6.7.2018

Akademie der Künste trauert um Claude Lanzmann

Der französische Dokumentarist und Autor Claude Lanzmann, Mitglied der Akademie der Künste seit 1998, ist am 5. Juli 2018 mit 92 Jahren in Paris gestorben.
Geboren 1925 in Bois-Colombes, erlebte Lanzmann als Kind den aufkommenden Antisemitismus. Noch als Schüler schloss er sich einer Widerstandsgruppe an. Er studierte nach dem Krieg in Tübingen Philosophie. 1973 realisierte er seinen ersten Film, Pourquoi Israël. Zwölf Jahre lang arbeitete er an dem Film Shoah, der zu einem Meilenstein wurde und Grundlagen zum filmischen Umgang mit dem Holocaust schuf. Der neuneinhalbstündige Dokumentarfilm, der ausschließlich auf Berichten von Zeitzeugen basiert, lief 1986 im Programm des Forums der Berlinale. Akademie-Mitglied Ulrich Gregor, der seinerzeit das Forum leitete:
„Es kann kein Zweifel daran bestehen, dass Claude Lanzmanns Shoah ein Film ohne Parallelen ist. Es gibt kein eindringlicheres, tiefer gehendes Werk der Kinematographie zum Thema Holocaust als eben diesen Film. Wer Shoah gesehen hat, wird den Film sein Leben lang nicht vergessen, viele seiner Szenen, seiner Bilder sind Ikonen der Erinnerung und der Formulierung des Unaussprechlichen, des nicht Darstellbaren."

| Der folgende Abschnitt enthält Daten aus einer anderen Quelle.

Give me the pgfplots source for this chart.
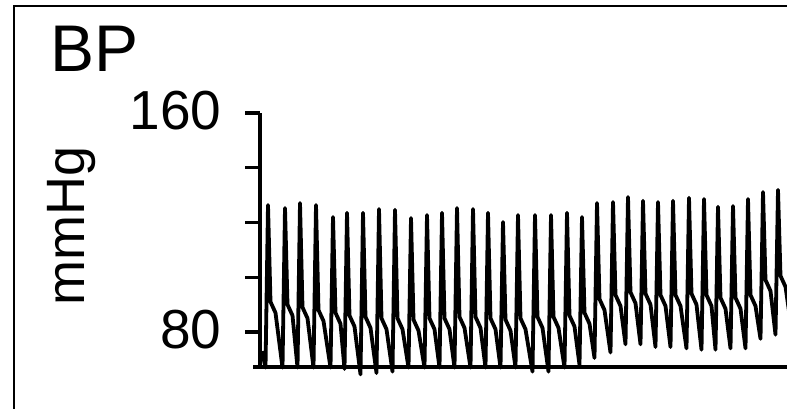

Unveröffentlichtes Material im Zusammenhang mit Shoah bildete den Ausgangspunkt für weitere Filme wie Sobibor, 14. Oktober 1943, 16 Uhr über den Aufstand in dem Vernichtungslager sowie Der letzte der Ungerechten über Benjamin Murmelstein, einen der Vorsitzenden des Judenrates von Theresienstadt.
Claude Lanzmann, der zum Freundeskreis um Jean-Paul Sartre und Simone de Beauvoir gehörte, nahm auch Stellung zum Algerienkrieg und zu Fragen des Antikolonialismus. 2012 erschien seine Autobiografie Der patagonische Hase. Erinnerungen im Rowohlt Verlag.

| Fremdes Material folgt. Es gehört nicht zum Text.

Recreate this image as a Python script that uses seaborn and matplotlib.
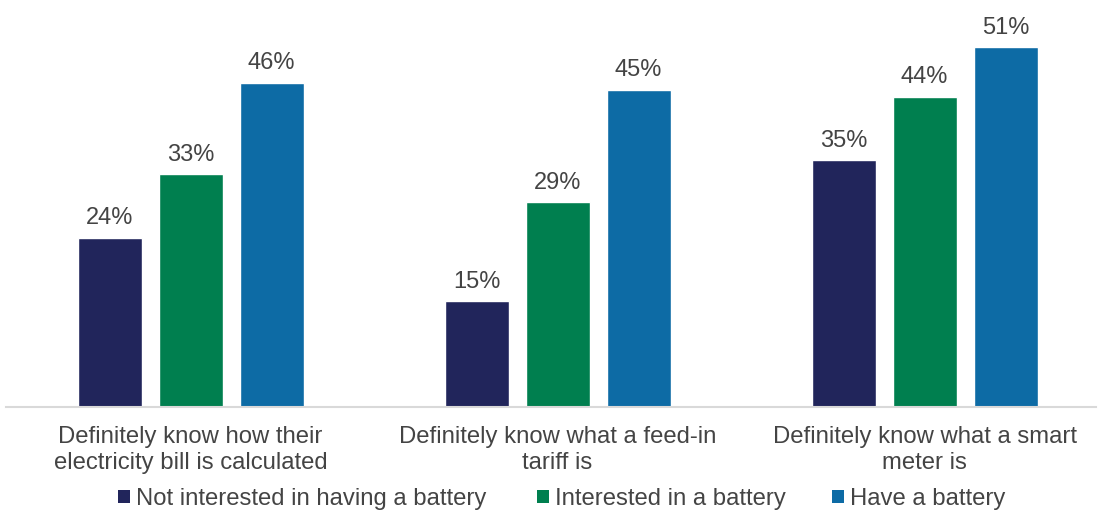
import matplotlib
matplotlib.use("Agg")
import matplotlib.pyplot as plt
import seaborn as sns
import pandas as pd
from matplotlib.patches import Patch

categories = [
    "Definitely know how their\nelectricity bill is calculated",
    "Definitely know what a feed-in\ntariff is",
    "Definitely know what a smart\nmeter is",
]
series = ["Not interested in having a battery", "Interested in a battery", "Have a battery"]
not_interested = [24, 15, 35]
interested = [33, 29, 44]
have_battery = [46, 45, 51]
colors = ["#21255B", "#007F4F", "#0D6BA5"]

rows = []
for s, vals in zip(series, [not_interested, interested, have_battery]):
    for c, v in zip(categories, vals):
        rows.append({"category": c, "series": s, "value": v})
df = pd.DataFrame(rows)

sns.set_theme(style="white")
plt.rcParams["font.family"] = ["Liberation Sans", "DejaVu Sans"]

fig = plt.figure(figsize=(10.99, 5.13), dpi=100)
ax = fig.add_axes([6 / 1099, (513 - 407) / 513, 1090 / 1099, 407 / 513])

sns.barplot(data=df, x="category", y="value", hue="series", order=categories,
            hue_order=series, palette=colors, width=0.662, gap=0.21,
            saturation=1, ax=ax, legend=False)

text_col = "#444444"
for cont in ax.containers:
    ax.bar_label(cont, labels=[f"{v:.0f}%" for v in cont.datavalues],
                 padding=6, fontsize=17, color=text_col)

ax.set_xlim(-0.503, 2.467)
ax.set_ylim(0, 57.7)
ax.set_xlabel("")
ax.set_ylabel("")
ax.set_yticks([])
ax.tick_params(axis="x", length=0, pad=14, labelsize=17.2, labelcolor=text_col)
for lbl in ax.get_xticklabels():
    lbl.set_linespacing(1.22)
for sp in ["top", "left", "right"]:
    ax.spines[sp].set_visible(False)
ax.spines["bottom"].set_color("#D9D9D9")
ax.spines["bottom"].set_linewidth(1.5)

legend_x = [118, 537, 832]
for name, col, x in zip(series, colors, legend_x):
    fig.legend([Patch(facecolor=col, edgecolor="none")], [name], loc="center left",
               bbox_to_anchor=(x / 1099, 1 - 499 / 513), frameon=False,
               borderpad=0, borderaxespad=0, handlelength=0.5, handleheight=0.5,
               handletextpad=0.25, prop={"size": 17.2}, labelcolor=text_col)

fig.savefig("out.png", dpi=100)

Ulrich Gregor sagt zum Abschied: „Über seine Filme hinaus haben wir Claude Lanzmann als einen Freund kennengelernt, als einen warmherzigen und zugewandten Menschen. Er war ein guter Erzähler und exzellenter Fragesteller, aber nicht nur das, er konnte auch anderen zuhören."

Die Akademie der Künste trauert um ihr Mitglied.